_Written instruction_
Below are the records; collect from them each line containing the string "this".

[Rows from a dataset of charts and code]
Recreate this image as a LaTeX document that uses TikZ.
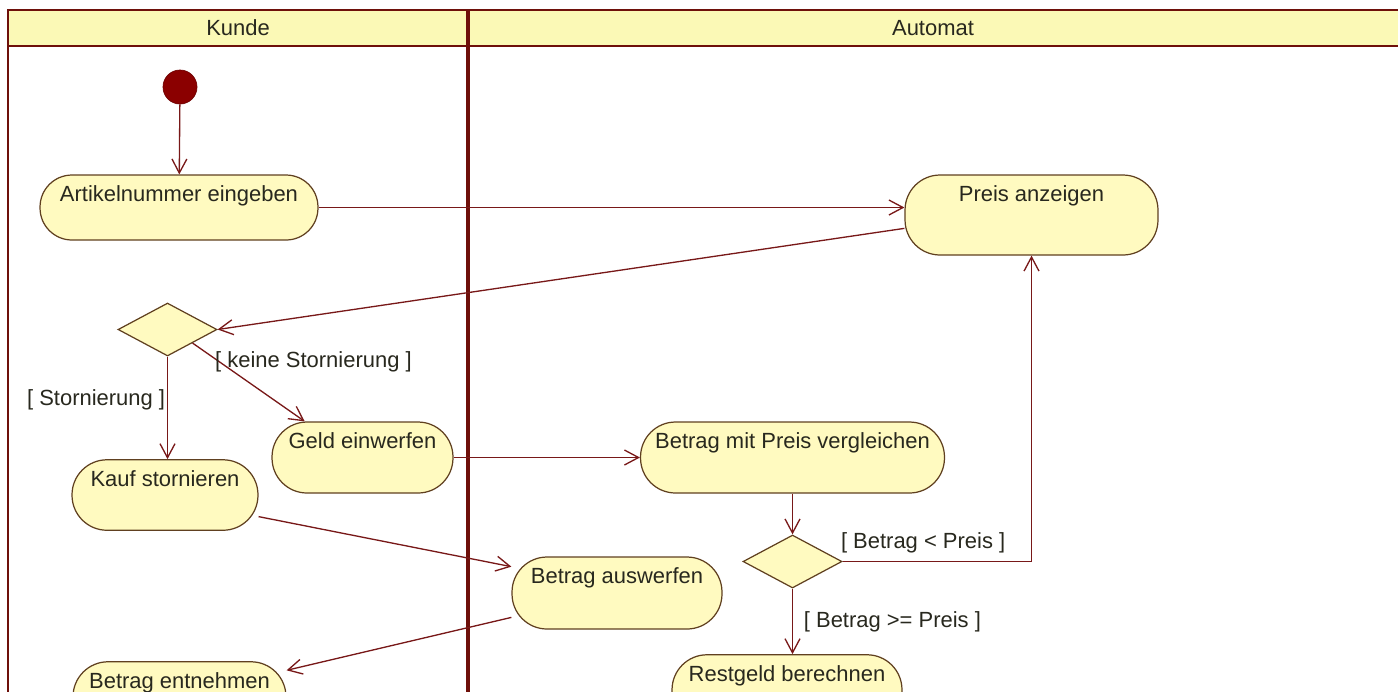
\documentclass[tikz,border=0pt]{standalone}
\usepackage{fontspec}
\setmainfont{Liberation Sans}
\usetikzlibrary{shapes.geometric,arrows.meta}
\definecolor{gelb}{RGB}{255,250,192}
\definecolor{kopfgelb}{RGB}{251,249,182}
\definecolor{rand}{RGB}{96,64,32}
\definecolor{linie}{RGB}{120,24,24}
\definecolor{bahnrot}{RGB}{110,16,10}
\definecolor{punkt}{RGB}{139,0,0}
\definecolor{schrift}{RGB}{40,40,30}
\begin{document}
\begin{tikzpicture}[x=0.02cm, y=-0.02cm,
    every node/.style={font=\fontsize{12.5}{15}\selectfont, text=schrift},
    aktion/.style={rectangle, rounded corners=0.7cm, draw=rand, fill=gelb,
        line width=0.7pt, inner xsep=0pt, inner ysep=0pt,
        text height=0.53cm, text depth=0.88cm},
    raute/.style={diamond, draw=rand, fill=gelb, line width=0.7pt,
        inner sep=0pt, minimum width=1.98cm, minimum height=1.06cm},
    anfang/.style={circle, fill=punkt, draw=punkt!80!black,
        minimum size=0.68cm, inner sep=0pt},
    pfeil/.style={draw=linie, line width=0.75pt,
        -{Straight Barb[length=8pt,width=8.5pt]}},
    waechter/.style={inner sep=1pt},
    bahn/.style={draw=bahnrot, line width=1.6pt},
    ]
    \useasboundingbox (0,0) rectangle (1398,691);
    \clip (0,0) rectangle (1398,691);
    % swimlanes
    \fill[kopfgelb] (8,10) rectangle (1410,46);
    \draw[bahn] (1410,10) -- (8,10) -- (8,700);
    \draw[bahn] (8,46) -- (1410,46);
    \draw[bahn, line width=2.4pt] (468,10) -- (468,700);
    \node (kunde) at (238,28) {Kunde};
    \node (automat) at (933,28) {Automat};
    % activities
    \node[anfang] (start) at (180,87) {};
    \node[aktion, minimum width=5.56cm, text depth=0.77cm, rounded corners=0.64cm] (artikel) at (179,207.5) {Artikelnummer eingeben};
    \node[aktion, minimum width=5.06cm, text depth=1.07cm] (preis) at (1031.5,215) {Preis anzeigen};
    \node[raute] (d1) at (167.5,329.5) {};
    \node[aktion, minimum width=3.72cm] (kauf) at (165,495) {Kauf stornieren};
    \node[aktion, minimum width=3.62cm, text depth=0.89cm] (geld) at (362.5,457.5) {Geld einwerfen};
    \node[aktion, minimum width=6.08cm, text depth=0.89cm] (vergl) at (792.5,457.5) {Betrag mit Preis vergleichen};
    \node[raute] (d2) at (792.5,561.5) {};
    \node[aktion, minimum width=4.2cm, text depth=0.91cm] (ausw) at (617,593) {Betrag auswerfen};
    \node[aktion, minimum width=4.26cm] (entn) at (179.5,697) {Betrag entnehmen};
    \node[aktion, minimum width=4.6cm] (rest) at (787,690) {Restgeld berechnen};
    % flows
    \draw[pfeil] (start) -- (artikel);
    \draw[pfeil] (artikel.east) -- (artikel.east -| preis.west);
    \draw[pfeil] (preis.186) -- (d1.east);
    \draw[pfeil] (d1.south) -- node[waechter, left, pos=0.42] {[ Stornierung ]} (d1.south |- kauf.north);
    \draw[pfeil] (d1.south east) -- node[waechter, anchor=west, pos=0.18, yshift=-0.1cm] {[ keine Stornierung ]} (geld.148);
    \draw[pfeil] (geld.east) -- (vergl.west);
    \draw[pfeil] (vergl.south) -- (d2.north);
    \draw[pfeil] (d2.east) -- node[waechter, anchor=south west, pos=0, xshift=-0.08cm, yshift=0.12cm] {[ Betrag < Preis ]} (d2.east -| preis.south) -- (preis.south);
    \draw[pfeil] (d2.south) -- node[waechter, right, xshift=0.18cm] {[ Betrag >= Preis ]} (d2.south |- rest.north);
    \draw[pfeil] (kauf.-13) -- (ausw.166);
    \draw[pfeil] (ausw.193) -- (entn.14);
\end{tikzpicture}
\end{document}
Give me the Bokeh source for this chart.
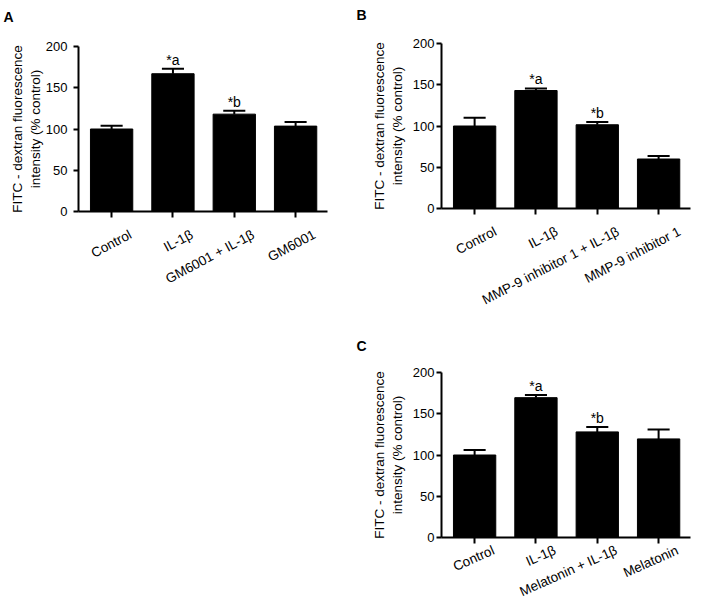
from bokeh.plotting import figure
from bokeh.layouts import column, row
from bokeh.models import (Range1d, FixedTicker, Spacer, ColumnDataSource,
                          CustomJSTickFormatter, LinearAxis)
from bokeh.embed import file_html
from bokeh.resources import INLINE
from bokeh.core.properties import value

# ---------------- data ----------------
y_ticks = [0, 50, 100, 150, 200]
y_title = "FITC - dextran fluorescence\nintensity (% control)"

cats_a = ["Control", "IL-1β", "GM6001 + IL-1β", "GM6001"]
mean_a = [100, 167, 118, 103.5]
sem_a = [4, 6, 4, 5]
mark_a = ["", "*a", "*b", ""]

cats_b = ["Control", "IL-1β", "MMP-9 inhibitor 1 + IL-1β", "MMP-9 inhibitor 1"]
mean_b = [100, 143, 101.5, 60]
sem_b = [10, 2.5, 3.5, 3.5]
mark_b = ["", "*a", "*b", ""]

cats_c = ["Control", "IL-1β", "Melatonin + IL-1β", "Melatonin"]
mean_c = [100, 169.5, 128, 119.5]
sem_c = [6, 3.2, 6, 11.3]
mark_c = ["", "*a", "*b", ""]

FONT = "Liberation Sans"
BAR_W = 0.69
CAP_W = 0.36
MARK_GAP = 11
X0, X1 = -0.54, 3.52
FRAME_W = 249


def panel(letter, cats, means, sems, marks, width, height, bl, br, bt, bb,
          tick_standoff, title_standoff, letter_dx, letter_standoff,
          letter_valign, lab_angle, lab_size, lab_dx, lab_standoff):
    p = figure(width=width, height=height,
               x_range=Range1d(X0, X1), y_range=Range1d(0, 200),
               output_backend="svg", toolbar_location=None,
               min_border_left=bl, min_border_right=br,
               min_border_top=bt, min_border_bottom=bb)
    p.outline_line_color = None
    p.grid.visible = False
    p.background_fill_color = "white"
    p.border_fill_color = "white"

    p.title.text = letter
    p.title.align = "left"
    p.title.vertical_align = letter_valign
    p.title.offset = letter_dx
    p.title.standoff = letter_standoff
    p.title.text_font = FONT
    p.title.text_font_size = "14px"
    p.title.text_font_style = "bold"
    p.title.text_color = "black"

    xs = list(range(len(cats)))
    tops = [m + s for m, s in zip(means, sems)]
    src = ColumnDataSource(dict(
        x=xs, mean=means, top=tops,
        cl=[x - CAP_W / 2 for x in xs], cr=[x + CAP_W / 2 for x in xs]))

    p.vbar(x="x", top="mean", bottom=0, width=BAR_W, source=src,
           fill_color="black", line_color="black")
    p.segment(x0="x", y0="mean", x1="x", y1="top", source=src,
              line_color="black", line_width=2)
    p.segment(x0="cl", y0="top", x1="cr", y1="top", source=src,
              line_color="black", line_width=2)

    mk = [(x, t + MARK_GAP, m) for x, t, m in zip(xs, tops, marks) if m]
    msrc = ColumnDataSource(dict(x=[a[0] for a in mk], y=[a[1] for a in mk],
                                 t=[a[2] for a in mk]))
    p.text(x="x", y="y", text="t", source=msrc, text_align="center",
           text_baseline="alphabetic", text_font=value(FONT),
           text_font_size="14px", text_color="black")

    # y axis
    ya = p.yaxis[0]
    ya.ticker = FixedTicker(ticks=y_ticks)
    ya.axis_label = y_title
    ya.axis_label_text_font = FONT
    ya.axis_label_text_font_style = "normal"
    ya.axis_label_text_font_size = "13.5px"
    ya.axis_label_text_color = "black"
    ya.axis_label_standoff = title_standoff
    ya.major_label_text_font = FONT
    ya.major_label_text_font_size = "13px"
    ya.major_label_text_color = "black"
    ya.major_label_standoff = tick_standoff
    ya.major_tick_out = 5
    ya.major_tick_in = 0
    ya.minor_tick_out = 0
    ya.minor_tick_in = 0
    ya.axis_line_width = 2
    ya.major_tick_line_width = 2
    ya.axis_line_color = "black"
    ya.major_tick_line_color = "black"

    # x axis: tick marks at the bar centres
    xa = p.xaxis[0]
    xa.ticker = FixedTicker(ticks=xs)
    xa.major_label_text_color = None
    xa.major_label_text_font_size = "0px"
    xa.major_label_standoff = 0
    xa.major_tick_out = 6
    xa.major_tick_in = 0
    xa.minor_tick_out = 0
    xa.minor_tick_in = 0
    xa.axis_line_width = 2
    xa.major_tick_line_width = 2
    xa.axis_line_color = "black"
    xa.major_tick_line_color = "black"

    # second axis carrying the rotated category labels, shifted right
    shift = lab_dx * (X1 - X0) / FRAME_W
    p.extra_x_ranges = {"lab": Range1d(X0 - shift, X1 - shift)}
    la = LinearAxis(x_range_name="lab", ticker=FixedTicker(ticks=xs),
                    formatter=CustomJSTickFormatter(
                        args=dict(labels=cats),
                        code="return labels[Math.round(tick)]"))
    la.major_label_orientation = lab_angle
    la.major_label_standoff = lab_standoff
    la.major_label_text_font = FONT
    la.major_label_text_font_size = lab_size
    la.major_label_text_color = "black"
    la.axis_line_color = None
    la.major_tick_line_color = None
    la.minor_tick_line_color = None
    la.major_tick_out = 0
    la.major_tick_in = 0
    la.minor_tick_out = 0
    la.minor_tick_in = 0
    p.add_layout(la, "below")
    return p


pa = panel("A\n", cats_a, mean_a, sem_a, mark_a, 350, 321, 78, 23, 46, 110,
           6, 0, -75, 8, "top", 0.49, "13.5px", 19, 16)
pb = panel("B\n", cats_b, mean_b, sem_b, mark_b, 352, 321, 91, 12, 43, 113,
           2, 5, -85, 5, "top", 0.48, "13.5px", 21, 16)
pc = panel("C", cats_c, mean_c, sem_c, mark_c, 352, 288, 91, 12, 51, 72,
           2, 5, -85, 33, "top", 0.42, "13.5px", 19, 6)

layout = column(row(pa, column(pb)),
                row(Spacer(width=350, height=288), pc))

open("out.html", "w").write(file_html(layout, INLINE))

_Task solution_
Recreate this image as a LaTeX document that uses TikZ.
Give me the Bokeh source for this chart.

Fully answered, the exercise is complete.